Today’s blog post comes to us from Olivia Modarelli! She’s doing a gap year program in Paris with API, and sharing her experience through blogs and vlogs! Be sure to check our blog and YouTube channel to see more of her adventures.
Yes, we’ve all heard one form or another of Aristotle’s famous words “the more you know, the more you know you don’t know”.
Although I’ve certainly mulled this idea over internally, I didn’t realize the extent to which his words would ring inescapably loud and true during my time abroad.
I’ve been here in the beautiful city of Paris for less than two weeks and I have already learned so much not only about the city but about myself and what I can work on to better myself as a living being over these next few months. As a gap year student, this is my first time living on my own for an extended period of time, and when you are forced to be independent, I find that you quickly acquaint yourself with the aspects of you that are not so dependable. It may sound cliche, but I’ve already had two picnics involving bread and cheese under the Eiffel Tower thus far so I might as well keep it going. Plus, I believe all of my findings have the potential to benefit everyone; abroad or otherwise.

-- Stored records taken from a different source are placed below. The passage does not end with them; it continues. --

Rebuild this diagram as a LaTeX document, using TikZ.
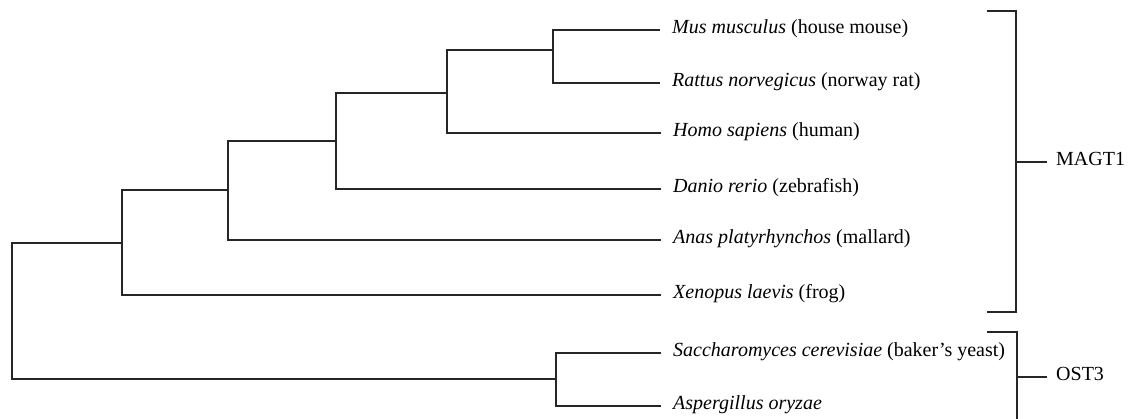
\documentclass[tikz,border=0pt]{standalone}
\usepackage{fontspec}
\setmainfont{Liberation Serif}
\begin{document}
\begin{tikzpicture}[x=1pt,y=-1pt,
  branch/.style={draw=black!85,line width=1.2pt},
  leaf/.style={anchor=west,inner xsep=12pt,inner ysep=0pt,font=\fontsize{20}{23}\selectfont,text height=1.45ex,text depth=0pt},
  grp/.style={anchor=west,inner xsep=9pt,inner ysep=0pt,font=\fontsize{20}{23}\selectfont,text height=1.45ex,text depth=0pt}]
\useasboundingbox (0,0) rectangle (1130,419);
% leaves
\node[leaf] (mus) at (660,30) {\textit{Mus musculus} (house mouse)};
\node[leaf] (rat) at (660,83) {\textit{Rattus norvegicus} (norway rat)};
\node[leaf] (homo) at (661,133) {\textit{Homo sapiens} (human)};
\node[leaf] (danio) at (661,189) {\textit{Danio rerio} (zebrafish)};
\node[leaf] (anas) at (661,240) {\textit{Anas platyrhynchos} (mallard)};
\node[leaf] (xen) at (661,295) {\textit{Xenopus laevis} (frog)};
\node[leaf] (sac) at (661,353) {\textit{Saccharomyces cerevisiae} (baker’s yeast)};
\node[leaf] (asp) at (661,406) {\textit{Aspergillus oryzae}};
% internal nodes
\coordinate (n5) at (553,50);
\coordinate (n4) at (447,93);
\coordinate (n3) at (336,141);
\coordinate (n2) at (228,190);
\coordinate (n1) at (122,243);
\coordinate (n6) at (556,379);
\coordinate (root) at (12,311);
% branches
\path[branch] (n5) |- (mus.west);
\path[branch] (n5) |- (rat.west);
\path[branch] (n4) |- (n5);
\path[branch] (n4) |- (homo.west);
\path[branch] (n3) |- (n4);
\path[branch] (n3) |- (danio.west);
\path[branch] (n2) |- (n3);
\path[branch] (n2) |- (anas.west);
\path[branch] (n1) |- (n2);
\path[branch] (n1) |- (xen.west);
\path[branch] (n6) |- (sac.west);
\path[branch] (n6) |- (asp.west);
\path[branch] (root) |- (n1);
\path[branch] (root) |- (n6);
% group brackets
\node[grp] (magt) at (1047,162) {MAGT1};
\node[grp] (ost) at (1047,377) {OST3};
\coordinate (m1) at (987,11);
\coordinate (m2) at (987,312);
\coordinate (mm) at (1016,162);
\coordinate (o1) at (987,332);
\coordinate (o2) at (1017,425);
\coordinate (om) at (1017,377);
\path[branch] (m1) -| (mm) |- (m2);
\path[branch] (mm) -- (magt.west);
\path[branch] (o1) -| (o2);
\path[branch] (om) -- (ost.west);
\end{tikzpicture}
\end{document}
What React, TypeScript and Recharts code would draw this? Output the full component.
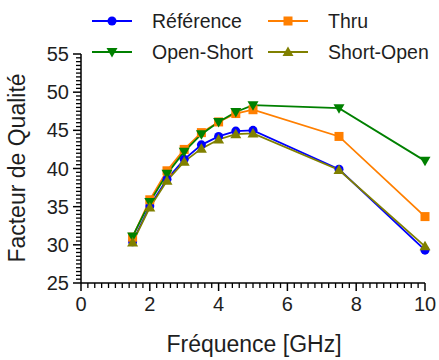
import { LineChart, Line, XAxis, YAxis } from 'recharts';

// Frequency points (GHz)
const FREQ = [1.5, 2, 2.5, 3, 3.5, 4, 4.5, 5, 7.5, 10];

// Quality factor per extraction method
const REFERENCE = [30.4, 35.1, 38.6, 41.2, 43.1, 44.2, 44.9, 45.0, 39.9, 29.3];
const THRU = [31.0, 35.9, 39.7, 42.5, 44.7, 46.1, 47.2, 47.7, 44.2, 33.7];
const OPEN_SHORT = [31.1, 35.6, 39.3, 42.2, 44.5, 46.1, 47.4, 48.3, 47.9, 41.0];
const SHORT_OPEN = [30.3, 34.9, 38.4, 40.9, 42.6, 43.8, 44.5, 44.6, 39.8, 29.8];

const X_TICKS = [0, 2, 4, 6, 8, 10];
const X_MINOR = [
  0.2, 0.4, 0.6, 0.8, 1, 1.2, 1.4, 1.6, 1.8,
  2.2, 2.4, 2.6, 2.8, 3, 3.2, 3.4, 3.6, 3.8,
  4.2, 4.4, 4.6, 4.8, 5, 5.2, 5.4, 5.6, 5.8,
  6.2, 6.4, 6.6, 6.8, 7, 7.2, 7.4, 7.6, 7.8,
  8.2, 8.4, 8.6, 8.8, 9, 9.2, 9.4, 9.6, 9.8,
];
const Y_TICKS = [25, 30, 35, 40, 45, 50, 55];
const Y_MINOR = [
  25.5, 26, 26.5, 27, 27.5, 28, 28.5, 29, 29.5,
  30.5, 31, 31.5, 32, 32.5, 33, 33.5, 34, 34.5,
  35.5, 36, 36.5, 37, 37.5, 38, 38.5, 39, 39.5,
  40.5, 41, 41.5, 42, 42.5, 43, 43.5, 44, 44.5,
  45.5, 46, 46.5, 47, 47.5, 48, 48.5, 49, 49.5,
  50.5, 51, 51.5, 52, 52.5, 53, 53.5, 54, 54.5,
];

const rows = FREQ.map((f, i) => ({
  f,
  ref: REFERENCE[i],
  thru: THRU[i],
  os: OPEN_SHORT[i],
  so: SHORT_OPEN[i],
}));

type Shape = 'circle' | 'square' | 'down' | 'up';

const SERIES: { key: string; name: string; color: string; shape: Shape }[] = [
  { key: 'ref', name: 'Référence', color: '#0000ff', shape: 'circle' },
  { key: 'thru', name: 'Thru', color: '#ff7f00', shape: 'square' },
  { key: 'os', name: 'Open-Short', color: '#008000', shape: 'down' },
  { key: 'so', name: 'Short-Open', color: '#808000', shape: 'up' },
];

const FONT = '"Liberation Sans", Arial, sans-serif';
const TEXT = '#1e1e1e';
const MAJOR_LEN = 8;
const MINOR_LEN = 5;

function Marker({ x, y, shape, color }: { x: number; y: number; shape: Shape; color: string }) {
  if (shape === 'circle') return <circle cx={x} cy={y} r={4.5} fill={color} />;
  if (shape === 'square') return <rect x={x - 4.5} y={y - 4.5} width={9} height={9} fill={color} />;
  if (shape === 'down')
    return <path d={`M${x - 5.5},${y - 4} L${x + 5.5},${y - 4} L${x},${y + 5.5} Z`} fill={color} />;
  return <path d={`M${x - 5.5},${y + 4} L${x + 5.5},${y + 4} L${x},${y - 5.5} Z`} fill={color} />;
}

const dotFor = (shape: Shape, color: string) => (props: any) => {
  const { cx, cy, index } = props;
  if (cx == null || cy == null) return <g key={index} />;
  return (
    <g key={index}>
      <Marker x={cx} y={cy} shape={shape} color={color} />
    </g>
  );
};

// tick label position comes in as (x, y) at the end of a MAJOR_LEN tick (tickMargin 0)
function XTick(props: any) {
  const { x, y, payload } = props;
  const major = X_TICKS.includes(payload.value);
  const y0 = y - MAJOR_LEN;
  return (
    <g>
      <line x1={x} y1={y0} x2={x} y2={y0 + (major ? MAJOR_LEN : MINOR_LEN)} stroke="#000" strokeWidth={major ? 1.5 : 1.3} />
      {major && (
        <text x={x} y={y0 + 28} textAnchor="middle" fill={TEXT} fontSize={20} fontFamily={FONT}>
          {payload.value}
        </text>
      )}
    </g>
  );
}

function YTick(props: any) {
  const { x, y, payload } = props;
  const major = Y_TICKS.includes(payload.value);
  const x0 = x + MAJOR_LEN;
  return (
    <g>
      <line x1={x0} y1={y} x2={x0 - (major ? MAJOR_LEN : MINOR_LEN)} y2={y} stroke="#000" strokeWidth={major ? 1.5 : 1.3} />
      {major && (
        <text x={x0 - 12} y={y + 7} textAnchor="end" fill={TEXT} fontSize={20} fontFamily={FONT}>
          {payload.value}
        </text>
      )}
    </g>
  );
}

function LegendBox() {
  const cols = [92, 268];
  const rowsY = [21, 52];
  return (
    <>
      {SERIES.map((s, i) => {
        const left = cols[i % 2];
        const top = rowsY[Math.floor(i / 2)];
        return (
          <div
            key={s.key}
            style={{ position: 'absolute', left, top: top - 12, height: 24, display: 'flex', alignItems: 'center' }}
          >
            <svg width={40} height={24}>
              <line x1={0} y1={12} x2={40} y2={12} stroke={s.color} strokeWidth={1.8} />
              <Marker x={20} y={12} shape={s.shape} color={s.color} />
            </svg>
            <span style={{ marginLeft: 20, fontFamily: FONT, fontSize: 19.5, color: TEXT, whiteSpace: 'nowrap' }}>
              {s.name}
            </span>
          </div>
        );
      })}
    </>
  );
}

export default function App() {
  return (
    <div style={{ position: 'absolute', left: 0, top: 0, width: 439, height: 360, background: '#fff' }}>
      <LineChart width={439} height={360} data={rows} margin={{ top: 54, right: 14, bottom: 0, left: 0 }}>
        <XAxis
          dataKey="f"
          type="number"
          domain={[0, 10]}
          ticks={[...X_TICKS, ...X_MINOR]}
          interval={0}
          height={77}
          tickSize={MAJOR_LEN}
          tickMargin={0}
          axisLine={{ stroke: '#000', strokeWidth: 1.5 }}
          tickLine={false}
          tick={<XTick />}
          label={{
            content: () => (
              <text x={254} y={352} textAnchor="middle" fill={TEXT} fontSize={23} fontFamily={FONT}>
                Fréquence [GHz]
              </text>
            ),
          }}
        />
        <YAxis
          type="number"
          domain={[25, 55]}
          ticks={[...Y_TICKS, ...Y_MINOR]}
          interval={0}
          width={81}
          tickSize={MAJOR_LEN}
          tickMargin={0}
          axisLine={{ stroke: '#000', strokeWidth: 1.5 }}
          tickLine={false}
          tick={<YTick />}
          label={{
            content: () => (
              <text
                x={25}
                y={168}
                textAnchor="middle"
                fill={TEXT}
                fontSize={23}
                fontFamily={FONT}
                transform="rotate(-90, 25, 168)"
              >
                Facteur de Qualité
              </text>
            ),
          }}
        />
        {SERIES.map((s) => (
          <Line
            key={s.key}
            dataKey={s.key}
            name={s.name}
            stroke={s.color}
            strokeWidth={1.8}
            dot={dotFor(s.shape, s.color)}
            activeDot={false}
            isAnimationActive={false}
          />
        ))}
      </LineChart>
      <LegendBox />
    </div>
  );
}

The first thing I’ve learned is that sometimes I need to take a deep breath and not expect perfection all the time.
This goes for both me and the city itself. The worst thing you can do is go into a trip with unattainable expectations that the enjoyment you get out of your stay is fully dependent on. I have been guilty of this before, so I was aware that the pedestal Paris stands on in my mind may have to be lowered at some point. I found that going in with this mindset was the best of both worlds! Don’t be afraid to put your dream city, dream job, and dream life up in the sky. That is the kind of thing that breathes life into our cycle of 24 hour increments of “living”. But also allow them to fall down sometimes…who knows, maybe a new dream may float into its place. In my case, there is no new dream replacing Paris for the time being.
However, not expecting absolute perfection from myself at all times will probably make it a better experience. When entering any new situation, you have to give yourself time to find your way. You will stumble. This is a guarantee. You may fall. This is likely. But that will make for a much more confident walk when you get back up. For me, finding my way on the metro was a scary process over which I was stumbling for a few days. But eventually I got it! And I feel much more confident in myself in knowing that I figured it out despite whatever fear I had, rather than me just magically knowing how to get around on the metro the first time I tried.
Another aspect of this trip that is teaching me things I didn’t even know I needed to learn is my time in the classroom, although maybe not in the way one would think.
I knew I still needed to work on my communication skills back home. My guess is that everyone does for one reason or another. What I didn’t realize is how easily I could be thrown back into a place that I felt I dug myself out of communication-wise long ago. Of course I am learning the French language itself in all its history and beauty, but the most meaningful thing it’s teaching me is to fully trust in myself and what I have to say. These are things I struggle with in my own language, so I believe if I can master it in one completely new to me, I will go home with an unbelievably improved attitude toward and ability concerning meaningful conversation and communication.
Of course there will be many more lessons to learn and more falls to take, but I can’t wait to see what kind of person I’ll go home as. Let’s all shoot for the stars and aim to be the best people we can be while helping others do the same. And of course, remember to always save room for bread, cheese, stunning lights and anything else that makes you happy!